Thursday, June 30, 2005

A smile from the heart..

Eish.. seems like my MMS emailing didn't work.. I typed out a post and tried sending to my blog thru email but guess it didn't work.. aikz.. anyway, besides being filled with damn a lot of homework, im also feeling terrible ( again).. cuz I'm tired, I wanna rest, i wanna sleep, but can't.. got work there, got work here.. even if there's no work, I gotta study.. SPM is coming.. god.. I hope i finish SPM still mentally sane..

SPM timetable came today.. damn terrible layout of time.. cram everythin in one week.. and another way to remind us unfortunately that SPM is so god damn close.. reli ahh.. what do people get torturing students like this.. geram geram betul..
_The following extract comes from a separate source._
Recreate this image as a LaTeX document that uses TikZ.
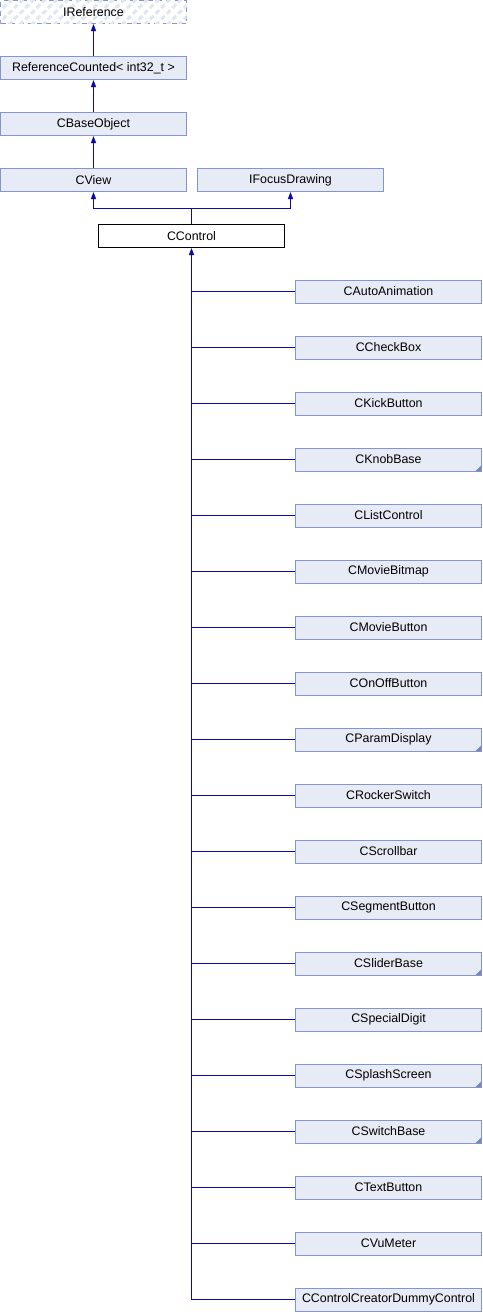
\documentclass[tikz,border=0pt]{standalone}
\usepackage{fontspec}
\setmainfont{Liberation Sans}
\usetikzlibrary{arrows.meta,patterns.meta}
\definecolor{boxfill}{HTML}{E7EBF5}
\definecolor{boxdraw}{HTML}{8496C8}
\definecolor{linkcol}{HTML}{0A0AAA}
\definecolor{cornercol}{HTML}{7088C4}
\definecolor{hatchcol}{HTML}{E0E6F2}
\tikzset{
  lbl/.style={font=\fontsize{12.4}{14}\selectfont},
  cls/.style={draw=boxdraw, fill=boxfill, line width=1pt, minimum width=186pt, minimum height=23pt, inner sep=0pt, lbl},
  current/.style={draw=black, fill=white, line width=1pt, minimum width=186pt, minimum height=23pt, inner sep=0pt, lbl},
  iface/.style={draw=boxdraw, dash pattern=on 5pt off 4pt, line width=1pt, fill=white, postaction={pattern={Lines[angle=45,distance=8pt,line width=3pt]}, pattern color=hatchcol}, minimum width=186pt, minimum height=23pt, inner sep=0pt},
  link/.style={draw=linkcol, line width=1.2pt},
  inh/.style={link, -{Triangle[width=5pt,length=7pt,fill=linkcol]}},
  more/.style={path picture={\fill[cornercol] (path picture bounding box.south east) -- ++(-6pt,0) -- ++(6pt,6pt) -- cycle;}}
}
\begin{document}
\begin{tikzpicture}[x=1pt,y=-1pt]
\useasboundingbox (0,0) rectangle (482,1312);
\coordinate (jn) at (191.5,208.5);
\coordinate (jl) at (93.5,208.5);
\coordinate (jr) at (290.5,208.5);
\node[iface] (iref) at (93.5,12) {};
\node[lbl] (ireft) at (93.5,12) {IReference};
\node[cls] (refc) at (93.5,68) {ReferenceCounted< int32\_t >};
\node[cls] (cbase) at (93.5,124) {CBaseObject};
\node[cls] (cview) at (93.5,180) {CView};
\node[cls] (ifocus) at (290.5,180) {IFocusDrawing};
\node[current] (cctrl) at (191.5,236) {CControl};
\foreach \name/\txt/\m [count=\k from 0] in {
  c0/CAutoAnimation/0, c1/CCheckBox/0, c2/CKickButton/0, c3/CKnobBase/1,
  c4/CListControl/0, c5/CMovieBitmap/0, c6/CMovieButton/0, c7/COnOffButton/0,
  c8/CParamDisplay/1, c9/CRockerSwitch/0, c10/CScrollbar/0, c11/CSegmentButton/0,
  c12/CSliderBase/1, c13/CSpecialDigit/0, c14/CSplashScreen/1, c15/CSwitchBase/1,
  c16/CTextButton/0, c17/CVuMeter/0, c18/CControlCreatorDummyControl/0} {
  \ifnum\m=1
    \node[cls, more] (\name) at (388.5,{291.5+56*\k}) {\txt};
  \else
    \node[cls] (\name) at (388.5,{291.5+56*\k}) {\txt};
  \fi
  \draw[link] (\name.west -| cctrl.south) -- (\name.west);
}
\draw[inh] (refc.north) -- (iref.south);
\draw[inh] (cbase.north) -- (refc.south);
\draw[inh] (cview.north) -- (cbase.south);
\draw[link] (cctrl.north) -- (jn);
\draw[inh] (jn) -- (jl) -- (cview.south);
\draw[inh] (jn) -- (jr) -- (ifocus.south);
\draw[inh] (c18.west -| cctrl.south) -- (cctrl.south);
\end{tikzpicture}
\end{document}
Ever wonder why sometimes you're in love with a certain person.. mayb you never found a reason, yet you love ssomeone so much.. Love is unconditional, and if there are reasons for them, the feelings aren't real.. But, there are some things that sometimes strike you in awe.. and can't help but smiling silently.. One of these things are simply a smile.. When everything around you seem crashing.. that smile can really lift the sky back to where it belongs..

This smile, is rare and precious.. even from someone who didn't accept you.. as long as you know how to treasure this, and not take it for granted, it is beyond value.. simply a smile from the heart..

On the other hand.. do you love someone when you want to be with them? but why does it happen when I know that it will never happen and besides, in some way I myself don't want it to happen.. Dun understand? thats all right.. I don't either.. ^_^.. Its just.. just when you think you love someone, but then you know that someone will always be beyond reach, that someone will never accept you, that someone is a stranger to you, and you know nothing about that someone, why do you love.. her?

A refreshed love.. but a dying hope and faith.. Ruby's birthday is coming soon.. I haven't gotten anything.. and.. when I lean back, close my eyes and breath in deeply, I think of her.. no longer of her being with me, no longer a tiny hope that I could hold her hand, but rather her, alone, smiling, laughing, with her friends, classmates, with so many people, having fun.. But among them is not me, as a friend or otherwise, not anymore..

So, I have most likely decided not to interupt that.. I watch as our lives pass by, seperately, for now, forever, in school, in college, in life.. I don't think that I should appear again, in her eyes..
But~! I'll still get her a present though.. hehe.. damn, gtg!!